C. Was ist ein "Widerruf" (§ 355 BGB)?
VII. Was sind verbundene und zusammenhängende Verträge?
In §§ 358-360 BGB geht es um Verträge, die in einem wirtschaftlichen Zusammenhang zu einem Vertrag stehen, der widerrufen werden kann. In derartigen Fällen soll der Widerruf des einen Vertrages automatisch auch den anderen Vertrag mitziehen. Hierdurch soll verhindert werden, dass sich der Verbraucher wegen eines unwiderruflichen Folgevertrages an das eigentlich widerrufliche Geschäft gebunden fühlt.
Dabei sind zwei grundlegende Konstellationen zu unterscheiden:
- Bei einem verbundenen Vertrag dient ein Darlehensvertrag (§ 488 BGB) ganz oder teilweise zur Finanzierung eines Vertrags über die Lieferung einer Ware (z.B. § 433 BGB) oder die Erbringung einer anderen Leistung (z.B. § 631 BGB).

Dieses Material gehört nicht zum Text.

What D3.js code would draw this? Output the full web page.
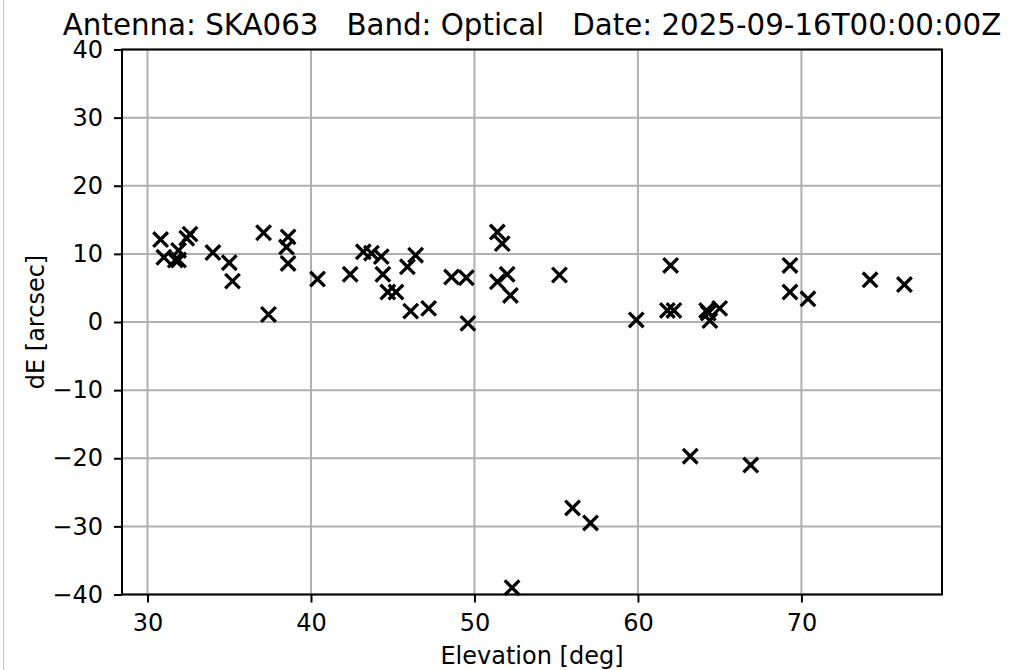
<!DOCTYPE html>
<html>
<head>
<meta charset="utf-8">
<script src="https://cdn.jsdelivr.net/npm/d3@7"></script>
<style>
  body { margin: 0; background: #fff; }
  #chart { width: 1025px; height: 670px; }
  text { font-family: "DejaVu Sans", sans-serif; fill: #000; white-space: pre; }
</style>
</head>
<body>
<div id="chart"></div>
<script>
// elevation [deg] and dE [arcsec]
const elevation = [30.8, 31.0, 31.7, 31.9, 31.9, 32.4, 32.6, 34.0, 35.0, 35.2,
  37.1, 37.4, 38.6, 38.5, 38.6, 40.4, 42.4, 43.2, 43.7, 44.3,
  44.4, 44.7, 45.2, 45.9, 46.4, 46.1, 47.2, 48.6, 49.5, 49.6,
  51.4, 51.7, 51.4, 52.0, 52.2, 52.3, 55.2, 56.0, 57.1, 59.9,
  62.0, 61.8, 62.2, 63.2, 64.2, 64.3, 64.4, 65.0, 66.9, 69.3,
  69.3, 70.4, 74.2, 76.3];
const dE = [12.1, 9.5, 9.1, 10.5, 9.1, 12.3, 12.9, 10.2, 8.7, 6.0,
  13.1, 1.1, 12.5, 11.0, 8.6, 6.3, 7.0, 10.3, 10.1, 9.6,
  7.0, 4.4, 4.4, 8.1, 9.8, 1.6, 2.0, 6.6, 6.5, -0.2,
  13.2, 11.5, 5.9, 7.0, 3.9, -39.0, 6.9, -27.3, -29.5, 0.3,
  8.3, 1.7, 1.7, -19.7, 1.7, 1.3, 0.2, 2.0, -21.0, 8.3,
  4.4, 3.4, 6.2, 5.5];
const xTicks = [30, 40, 50, 60, 70];
const yTicks = [-40, -30, -20, -10, 0, 10, 20, 30, 40];
const title = "Antenna: SKA063   Band: Optical   Date: 2025-09-16T00:00:00Z";

const points = elevation.map((e, i) => ({ x: e, y: dE[i] }));

const margin = { top: 49.5, right: 83, bottom: 75.5, left: 122 };
const width = 1025 - margin.left - margin.right;
const height = 670 - margin.top - margin.bottom;

const root = d3.select("#chart").append("svg")
  .attr("width", 1025)
  .attr("height", 670);

// faint frame line at the left edge of the picture
root.append("line")
  .attr("x1", 3.5).attr("x2", 3.5).attr("y1", 0).attr("y2", 670)
  .attr("stroke", "#c8c8c8").attr("stroke-width", 1);

const svg = root.append("g")
  .attr("transform", "translate(" + margin.left + "," + margin.top + ")");

const x = d3.scaleLinear().domain([28.44, 78.6]).range([0, width]);
const y = d3.scaleLinear().domain([-40, 40]).range([height, 0]);

// grid
svg.append("g")
  .selectAll("line")
  .data(xTicks)
  .enter()
  .append("line")
  .attr("x1", d => x(d)).attr("x2", d => x(d))
  .attr("y1", 0).attr("y2", height)
  .attr("stroke", "#b0b0b0").attr("stroke-width", 2);

svg.append("g")
  .selectAll("line")
  .data(yTicks)
  .enter()
  .append("line")
  .attr("x1", 0).attr("x2", width)
  .attr("y1", d => y(d)).attr("y2", d => y(d))
  .attr("stroke", "#b0b0b0").attr("stroke-width", 2);

// markers
const s = 7.3;
svg.append("g")
  .selectAll("path")
  .data(points)
  .enter()
  .append("path")
  .attr("d", d => {
    const cx = x(d.x), cy = y(d.y);
    return "M" + (cx - s) + "," + (cy - s) + "L" + (cx + s) + "," + (cy + s) +
      "M" + (cx - s) + "," + (cy + s) + "L" + (cx + s) + "," + (cy - s);
  })
  .attr("stroke", "#000")
  .attr("stroke-width", 3.3)
  .attr("fill", "none");

// frame
svg.append("rect")
  .attr("width", width).attr("height", height)
  .attr("fill", "none").attr("stroke", "#000").attr("stroke-width", 2);

const fmt = d => d < 0 ? "\u2212" + Math.abs(d) : String(d);

const xAxis = svg.append("g")
  .attr("transform", "translate(0," + height + ")")
  .call(d3.axisBottom(x).tickValues(xTicks).tickSize(8).tickPadding(11).tickFormat(fmt));

const yAxis = svg.append("g")
  .call(d3.axisLeft(y).tickValues(yTicks).tickSize(8).tickPadding(11).tickFormat(fmt));

[xAxis, yAxis].forEach(a => {
  a.select(".domain").remove();
  a.selectAll(".tick line").attr("stroke", "#000").attr("stroke-width", 2);
  a.selectAll(".tick text")
    .style("font-family", "'DejaVu Sans', sans-serif")
    .style("font-size", "24px")
    .attr("fill", "#000");
});

svg.append("text")
  .attr("x", width / 2)
  .attr("y", height + 69)
  .attr("text-anchor", "middle")
  .style("font-size", "24px")
  .text("Elevation [deg]");

svg.append("text")
  .attr("transform", "rotate(-90)")
  .attr("x", -height / 2)
  .attr("y", -78)
  .attr("text-anchor", "middle")
  .style("font-size", "24px")
  .text("dE [arcsec]");

svg.append("text")
  .attr("x", width / 2)
  .attr("y", -15)
  .attr("text-anchor", "middle")
  .style("font-size", "29.3px")
  .text(title);
</script>
</body>
</html>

Die Verknüpfung zwischen den Verträgen muss so stark sein, dass sie eine wirtschaftliche Einheit bilden, die nur aus rechtlichen Gründen getrennt beurteilt wird (§ 358 Abs. 3 S. 1 BGB). Um diese "wirtschaftliche Einheit" festzustellen, gibt das Gesetz zwei Beispiele (§ 358 Abs. 3 S. 2 BGB) - einerseits liegt eine solche Einheit vor, wenn Darlehen und finanziertes Geschäft mit demselben Unternehmer geschlossen werden, andererseits wenn der Unternehmer selbst das Darlehen (etwa einer Bank) vermittelt.
K kauft bei einem BMW-Händler einen neuen BMW X6 auf Raten. Hierzu legt ihm der Händler ein Formular der BMW-Bank vor, das K unterzeichnet. Hier liegen gemäß § 358 Abs. 3 S. 1, S. 2 BGB verbundene Verträge vor.
Unterscheiden Sie den von § 358 Abs. 4 BGB gemeinten "Kauf auf Kredit" vom "Kauf bei Kredit": Nur beim "Kauf auf Kredit" liegt eine wirtschaftliche Einheit und damit ein verbundenes Geschäft vor. Beim "Kauf bei Kredit" verschafft sich der Verbraucher selbstständig (unabhängig vom Unternehmer) das Darlehen bei einem Dritten. Es besteht somit keine wirtschaftliche Einheit zwischen dem Kaufvertrag und dem Darlehensvertrag. Die Verträge bleiben somit auch selbstständig und § 358 BGB und § 359 BGB finden keine Anwendung.
- Ein zusammenhängender Vertrag ist jeder Vertrag, der (irgend)einen Bezug zu einem widerrufenen Vertrag aufweist und eine Leistung betrifft, die entweder vom Unternehmer des widerrufenen Vertrages oder einem Dritten aufgrund einer Vereinbarung zwischen diesem und dem Unternehmer (nicht dem Verbraucher!) erbracht wird (§ 360 Abs. 2 BGB). Anders als bei verbundenen Verträgen muss es dabei nicht um ein Darlehen gehen - so können etwa Unternehmen Versicherungen ("AppleCare" o.ä.) vermitteln. Speziell für Darlehensverträge greift die weitere Sonderregel des § 360 Abs. 2 S. 2 BGB: Ein Darlehensvertrag hängt auch dann mit einem finanzierten Geschäft zusammen, wenn es ausschließlich der Finanzierung des widerrufenen Vertrags dient und die Leistung des Unternehmers aus dem widerrufenen Vertrag in dem Darlehensvertrag genau angegeben ist.
K kauft im Fernabsatz einen neuen Laptop. Da K nicht genug Geld hat, wendet er sich an seine Bank, die ihm einen Kleinkredit ausdrücklich (nur) zum Kauf des bestimmten Models bei dem bestimmten Händler gewährt. Dieser Kredit wird an K ausgezahlt, der sich davon den ersehnten Laptop kauft. Erklärt K nun den Rücktritt vom Kauf des Laptops, entfällt auch die Bindung an den damit "zusammenhängenden" Darlehensvertrag (§ 360 Abs. 1 BGB).